Among all limitations of traditional lithium-ion energy storage, flammability is probably the most dangerous. A team of scientists now claim to have developed a heat-resistant technology, which can work safely even under boiling water and still deliver the required energy density.
The so-called ‘boiling battery‘ is a product developed by a team from the Semiconductor Energy Laboratory (SEL). The technology was first presented to the public during the Display Innovation 2014 event held last week in Yokohama City, Japan. During an impressive demonstration, the makers showed how their development not only works in a vat of boiling water (hence the name), but it can also resist temperatures as high as 300 degrees Celsius.
The key is hidden in the specially developed ionic liquid put in the electrolyte, which is used as a solvent. The function of the secret ingredient is to stabilize the heat and keep the system working, but while other ionic liquids decrease the efficiency of the energy storage devices, this one does not.

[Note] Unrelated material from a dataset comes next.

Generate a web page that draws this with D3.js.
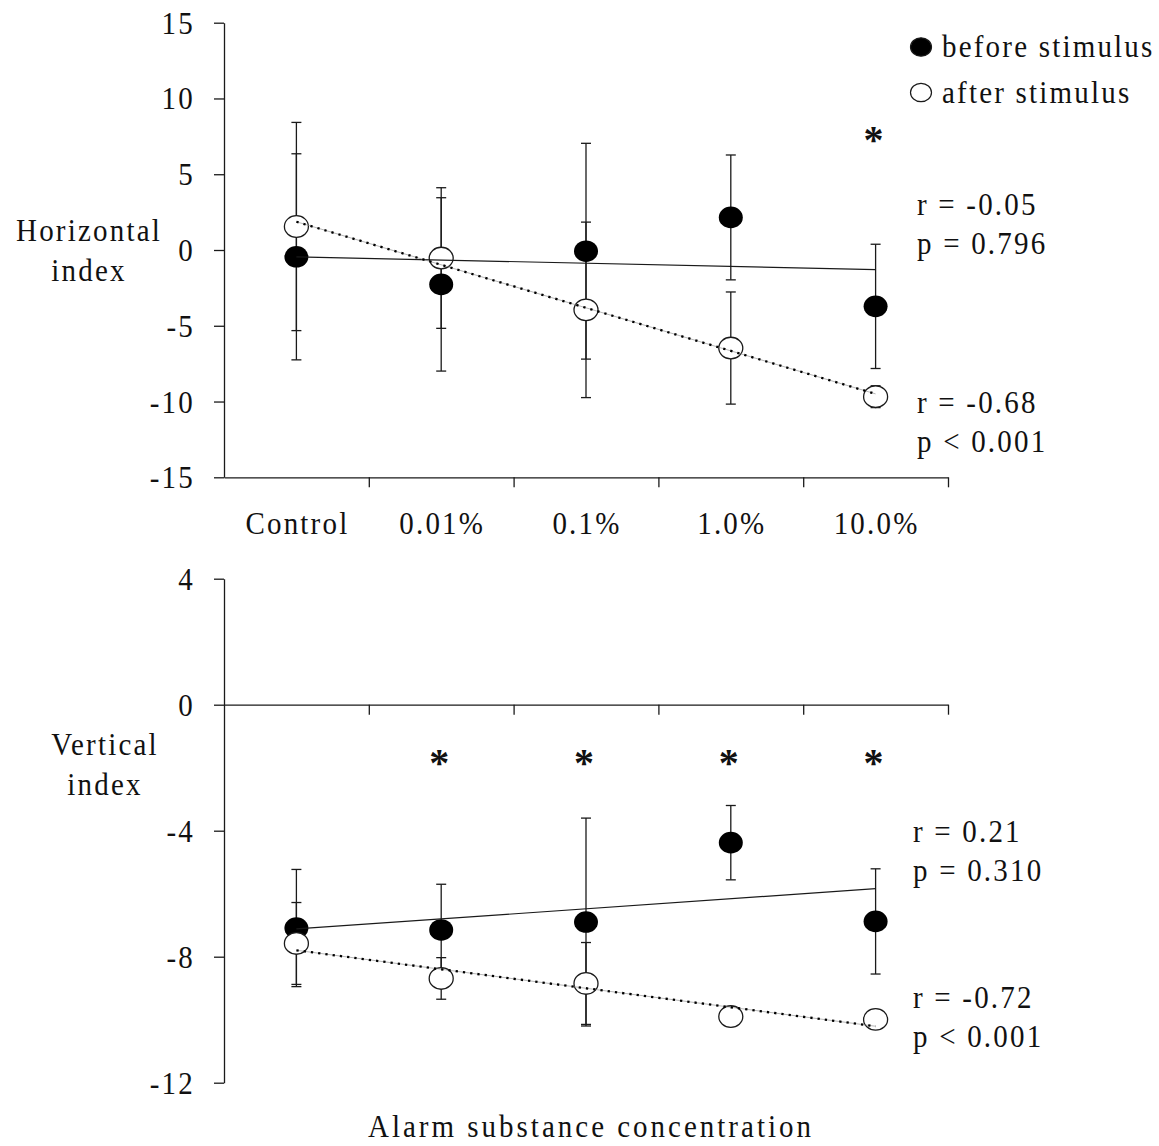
<!DOCTYPE html>
<html>
<head>
<meta charset="utf-8">
<script src="https://cdn.jsdelivr.net/npm/d3@7"></script>
<style>
  html, body { margin: 0; padding: 0; background: #fff; }
  svg text { font-family: "Liberation Serif", "Times New Roman", serif; fill: #111; }
</style>
</head>
<body>
<svg id="chart" width="1159" height="1146"></svg>
<script>
// Concentration groups along the x axis
const categories = ["Control", "0.01%", "0.1%", "1.0%", "10.0%"];

// Horizontal index: group means and standard errors
const horizBefore   = [-0.45, -2.27, -0.08, 2.15, -3.72];
const horizBeforeSE = [6.80, 5.72, 7.12, 4.12, 4.10];
const horizAfter    = [1.55, -0.53, -3.95, -6.47, -9.68];
const horizAfterSE  = [6.87, 4.64, 5.79, 3.70, 0.72];

// Vertical index: group means and standard errors
const vertBefore   = [-7.09, -7.15, -6.90, -4.38, -6.88];
const vertBeforeSE = [1.86, 1.45, 3.30, 1.18, 1.67];
const vertAfter    = [-7.58, -8.69, -8.85, -9.90, -9.99];
const vertAfterSE  = [1.30, 0.66, 1.30, 0.25, 0.25];

// Axis ticks
const horizTicks = [15, 10, 5, 0, -5, -10, -15];
const vertTicks  = [4, 0, -4, -8, -12];

// Correlation statistics
const horizStats = { before: ["r = -0.05", "p = 0.796"], after: ["r = -0.68", "p < 0.001"] };
const vertStats  = { before: ["r = 0.21", "p = 0.310"],  after: ["r = -0.72", "p < 0.001"] };

// Groups marked as significantly different (before vs after)
const horizSignif = ["10.0%"];
const vertSignif  = ["0.01%", "0.1%", "1.0%", "10.0%"];

const legendLabels = ["before stimulus", "after stimulus"];

const svg = d3.select("#chart");
const INK = "#1a1a1a";
const FS = 29, LS = 2.2, STRETCH = 1.1;

const x = d3.scaleLinear().domain([-0.5, categories.length - 0.5]).range([224, 948]);
const idx = d3.range(categories.length);

// text placed at (tx, ty) baseline, drawn slightly taller than wide
function label(parent, tx, ty, str, anchor = "start", ls = LS) {
  return parent.append("text")
    .attr("transform", `translate(${tx},${ty}) scale(1,${STRETCH})`)
    .attr("text-anchor", anchor)
    .attr("font-size", FS).attr("letter-spacing", ls)
    .text(str);
}

// least-squares line through the group means
function fit(vals) {
  const mx = d3.mean(idx), my = d3.mean(vals);
  const b = d3.sum(idx, i => (i - mx) * (vals[i] - my)) / d3.sum(idx, i => (i - mx) ** 2);
  const a = my - b * mx;
  return [0, categories.length - 1].map(i => [i, a + b * i]);
}

function panel(opt) {
  const y = d3.scaleLinear().domain(opt.domain).range(opt.range);
  const g = svg.append("g");

  // y axis
  const yAxis = g.append("g").attr("transform", `translate(${x.range()[0]},0)`)
    .call(d3.axisLeft(y).tickValues(opt.ticks).tickSize(10).tickSizeOuter(0).tickFormat(d => String(d)));
  yAxis.select(".domain").attr("stroke", INK).attr("stroke-width", 1.3);
  yAxis.selectAll(".tick line").attr("stroke", INK).attr("stroke-width", 1.3);
  yAxis.selectAll(".tick text").attr("x", -29).attr("dy", "0.33em")
    .attr("transform", `scale(1,${STRETCH})`)
    .attr("font-size", FS).attr("letter-spacing", LS).attr("font-family", "Liberation Serif").attr("fill", INK);

  // x axis (ticks between groups)
  const xAxis = g.append("g").attr("transform", `translate(0,${y(opt.xAxisAt)})`)
    .call(d3.axisBottom(x).tickValues(idx.map(i => i + 0.5)).tickSize(10).tickSizeOuter(0).tickFormat(""));
  xAxis.select(".domain").attr("stroke", INK).attr("stroke-width", 1.3);
  xAxis.selectAll(".tick line").attr("stroke", INK).attr("stroke-width", 1.3);

  // error bars
  const series = [
    { mean: opt.after, se: opt.afterSE },
    { mean: opt.before, se: opt.beforeSE }
  ];
  series.forEach(s => {
    const eb = g.append("g").attr("stroke", INK).attr("stroke-width", 1.3);
    idx.forEach(i => {
      const cx = x(i), y1 = y(s.mean[i] + s.se[i]), y2 = y(s.mean[i] - s.se[i]);
      eb.append("line").attr("x1", cx).attr("x2", cx).attr("y1", y1).attr("y2", y2);
      eb.append("line").attr("x1", cx - 5).attr("x2", cx + 5).attr("y1", y1).attr("y2", y1);
      eb.append("line").attr("x1", cx - 5).attr("x2", cx + 5).attr("y1", y2).attr("y2", y2);
    });
  });

  // markers
  g.append("g").selectAll("ellipse").data(idx).join("ellipse")
    .attr("cx", i => x(i)).attr("cy", i => y(opt.before[i]))
    .attr("rx", 12).attr("ry", 10.8).attr("fill", "#000");
  g.append("g").selectAll("ellipse").data(idx).join("ellipse")
    .attr("cx", i => x(i)).attr("cy", i => y(opt.after[i]))
    .attr("rx", 12).attr("ry", 10.8).attr("fill", "#fff").attr("stroke", INK).attr("stroke-width", 1.3);

  // regression lines
  const line = d3.line().x(d => x(d[0])).y(d => y(d[1]));
  g.append("path").attr("d", line(fit(opt.before))).attr("fill", "none")
    .attr("stroke", INK).attr("stroke-width", 1.2);
  const af = fit(opt.after);
  g.append("path").attr("d", line(af)).attr("fill", "none")
    .attr("stroke", "#888").attr("stroke-width", 0.6);
  g.append("path").attr("d", line(af)).attr("fill", "none")
    .attr("stroke", "#000").attr("stroke-width", 2.3).attr("stroke-dasharray", "2.3,5");

  // significance marks, centred on (x, sigY)
  opt.signif.forEach(d => {
    const t = g.append("text").attr("x", 0).attr("y", 0)
      .attr("text-anchor", "middle").attr("font-size", 40).attr("font-weight", "bold").text("*");
    const bb = t.node().getBBox();
    const cx = x(categories.indexOf(d)) - 2;
    t.attr("x", cx).attr("y", opt.sigY - (bb.y + bb.height / 2));
  });

  // statistics text
  const st = g.append("g");
  [["before", opt.statBeforeY], ["after", opt.statAfterY]].forEach(([k, yy]) => {
    opt.stats[k].forEach((t, j) => label(st, opt.statX, yy + j * 39, t));
  });

  // y axis title
  const tt = g.append("g");
  opt.title.forEach((t, j) => label(tt, opt.titleX, opt.titleY + j * 39.5, t, "middle"));

  return { g, y };
}

// upper panel: horizontal index
const upperPanel = panel({
  domain: [-15, 15], range: [477.3, 22.7], ticks: horizTicks, xAxisAt: -15,
  before: horizBefore, beforeSE: horizBeforeSE, after: horizAfter, afterSE: horizAfterSE,
  signif: horizSignif, sigY: 139, stats: horizStats, statX: 917, statBeforeY: 215, statAfterY: 413,
  title: ["Horizontal", "index"], titleX: 89, titleY: 241
});

// category labels under the upper panel
const catG = upperPanel.g.append("g");
categories.forEach((c, i) => label(catG, x(i) + 1, 534, c, "middle"));

// lower panel: vertical index
panel({
  domain: [-12, 4], range: [1082.7, 578.7], ticks: vertTicks, xAxisAt: 0,
  before: vertBefore, beforeSE: vertBeforeSE, after: vertAfter, afterSE: vertAfterSE,
  signif: vertSignif, sigY: 762, stats: vertStats, statX: 913, statBeforeY: 842, statAfterY: 1008,
  title: ["Vertical", "index"], titleX: 105, titleY: 755
});

// x axis title
label(svg, 591, 1137, "Alarm substance concentration", "middle", 3.0);

// legend
const lg = svg.append("g");
legendLabels.forEach((t, j) => {
  const yy = 47 + j * 45.5;
  lg.append("ellipse").attr("cx", 921).attr("cy", yy).attr("rx", 10.5).attr("ry", 9.2)
    .attr("fill", j === 0 ? "#000" : "#fff").attr("stroke", INK).attr("stroke-width", 1.2);
  label(lg, 942, yy + 10, t);
});
</script>
</body>
</html>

If the battery makes it to the market, this might well be the first technology of this kind, which does not set on fire, providing the ultimate safety for all next-generation electronic gadgets and electric vehicles.
The biggest question that remains unanswered, however, is whether this new technology can be produced cheaper than let’s say the dual carbon batteries, which do not generate any heat at all. Yes, these can still set on fire, but only if there is heat coming from the outside.
It has been quite some time now that scientists and engineers are working hard to make improvements on current Li-ion batteries. But will this be the future of energy storage, or is there a whole new thing, that is entirely different and is just being cooked in someone’s lab as we speak? That remains to be seen.